Buddha Baby Aboard


Hairpin turns on unpaved roads with an ever-present threat of mudslides (sorry mom).

As per the directions that they sent to us in July, in order to get to the All Hands Volunteer base in Nuwakot, we were to take a four-hour bus ride on a ‘local bus’ (as opposed to a ‘tourist bus’) and walk 45 minutes uphill to the base. Traveling by any means to any place in Kathmandu had proven to make our hair stand on end, so when we arrived by taxi to the ‘bus station’, we were already in sensory overload mode. The ‘bus station’ ticketing booth was a non-descript kiosk on a corner amidst a totally chaotic scene of dusty shops selling junk food, fruit carts, big colorfully-dressed families with kids running around, men coming up to us to ask where we were headed, old women begging for change, traffic whizzing by, goats on leashes, cows in the way, dogs milling around, trash scattered like confetti, and noisy buses parking haphazardly. It felt like everyone was staring at us—Westerners with big backpacks and obvious wealth. We were sweaty, stressed, and desperate to get out from under the spotlight on this busy, loud corner. Somehow, we bought our tickets and found our bus. We nervously parted with our backpacks as they were hoisted on top for the ride. As if a little reminder from the universe saying “You’re going to be okay,” as we climbed aboard, we were greeted by a couple of smiling elderly women, a few happy children, and a beautiful young woman dressed in a traditional bright, sparkly Nepalese garment who was holding a big baby boy who could only be described as a Buddha baby. The Buddha baby locked eyes with us and smiled as his mother bounced him on her lap saying, “Namaste! Namaste!” I’ll never forget the sense of calm that came over me upon seeing women, children, and a (Buddha) baby aboard our bus in the middle of this crazy Kathmandu bus station.

Inside, the bus was colorful and dirty. It turned out to be almost full with lots of men, but our Buddha baby was sitting across the aisle beaming at us. We wove through the dusty streets and bombed out of the city and up into the hills. The soundtrack of beautiful Nepalese music—complex sitar melodies and upbeat, trilling female voices—made the moment feel surreal. There is an interesting system on Nepalese buses—a teenage boy stands in the open doorway of the bus during the entire journey, hangs his head out, and bangs loudly on the side of the bus one, two, three, or more times in an apparent code to alert the driver of his surroundings in various situations like passing, backing up, or squeezing through tight spaces.

The ride was thrilling to say the least.

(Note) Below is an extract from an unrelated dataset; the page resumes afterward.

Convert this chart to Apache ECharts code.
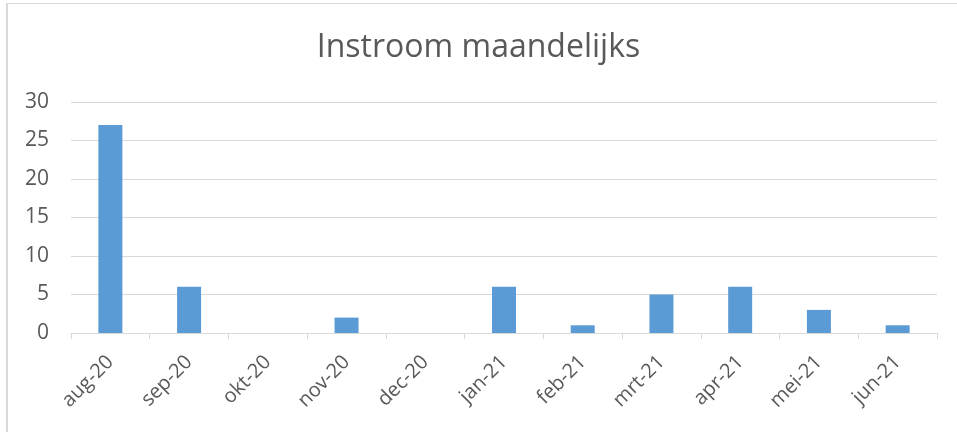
<!DOCTYPE html>
<html><head><meta charset="utf-8">
<script src="https://cdn.jsdelivr.net/npm/echarts@6/dist/echarts.min.js"></script>
<style>html,body{margin:0;padding:0;background:#fff;}#c{width:957px;height:432px;}</style>
</head><body><div id="c"></div>
<script>
const categories = ['aug-20','sep-20','okt-20','nov-20','dec-20','jan-21','feb-21','mrt-21','apr-21','mei-21','jun-21'];
const values = [27, 6, 0, 2, 0, 6, 1, 5, 6, 3, 1];
const yTicks = {min: 0, max: 30, interval: 5};
const titleText = 'Instroom maandelijks';

const chart = echarts.init(document.getElementById('c'), null, {renderer: 'canvas'});
chart.setOption({
  animation: false,
  backgroundColor: '#fff',
  title: {text: titleText, left: 'center', top: 27,
    textStyle: {fontFamily: 'Open Sans', fontSize: 32, fontWeight: 'normal', color: '#595959'}},
  graphic: [
    {type: 'line', shape: {x1: 7, y1: 3, x2: 7, y2: 432}, style: {stroke: '#d9d9d9', lineWidth: 2}},
    {type: 'line', shape: {x1: 6, y1: 3.5, x2: 957, y2: 3.5}, style: {stroke: '#d9d9d9', lineWidth: 1}}
  ],
  grid: {left: 71, right: 20, top: 102, bottom: 99, containLabel: false},
  xAxis: {
    type: 'category', data: categories, boundaryGap: true,
    axisLine: {lineStyle: {color: '#d9d9d9', width: 1}},
    axisTick: {show: true, length: 6, interval: 0, lineStyle: {color: '#d9d9d9'}},
    axisLabel: {rotate: 45, interval: 0, margin: 26, fontFamily: 'Open Sans', fontSize: 20, color: '#595959'}
  },
  yAxis: {
    type: 'value', min: yTicks.min, max: yTicks.max, interval: yTicks.interval,
    axisLine: {show: false}, axisTick: {show: false},
    splitLine: {lineStyle: {color: '#d9d9d9', width: 1}},
    axisLabel: {fontFamily: 'Open Sans', fontSize: 21, color: '#595959', margin: 22}
  },
  series: [{type: 'bar', data: values, barWidth: 24, itemStyle: {color: '#5b9bd5'}}]
});
</script></body></html>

We flew around curves, never knowing what or who might be coming the other way—constantly alerting everyone in the vicinity of our presence with a musical honk that sounded like “too-do-loo!” We barreled through tiny Nepali villages where people sat out front of their homes, watching the action on this one road that runs out of Kathmandu into the mountains. During much of the journey, because of mudslides or giant potholes, it seemed like the roads were being built as we approached—at one point we sat at a standstill for ten or more minutes while a dozen men shoveled a path so vehicles could pass. Along with everything about the ride itself, the odor of burning trash was a familiar reminder that we had entered the ‘third world’.

Our ride turned out to be closer to five hours. We were the last passengers on the bus and we were accidentally dropped off at the wrong bus stop, which presented us with a new adventure as we tried to follow the directions to the base. Luckily, a sweet family was sitting outside of their little storefront and the teenage boy spoke enough English to understand that we were volunteers with All Hands. His eyes lit up and he offered to walk us all the way to the base—we walked up winding roads, through a cow pasture (which the people here call ‘buffalo’), and up a long stone staircase. Exhausted from a heck of a day and dripping with sweat from lugging our backpacks up hill, we finally saw the All Hands banner strewn across the front of an old, previously abandoned, pink and blue hotel. We had arrived to our new home.



A brief rest stop in a local village consists of a public squat toilet, a bag of chips and a coke.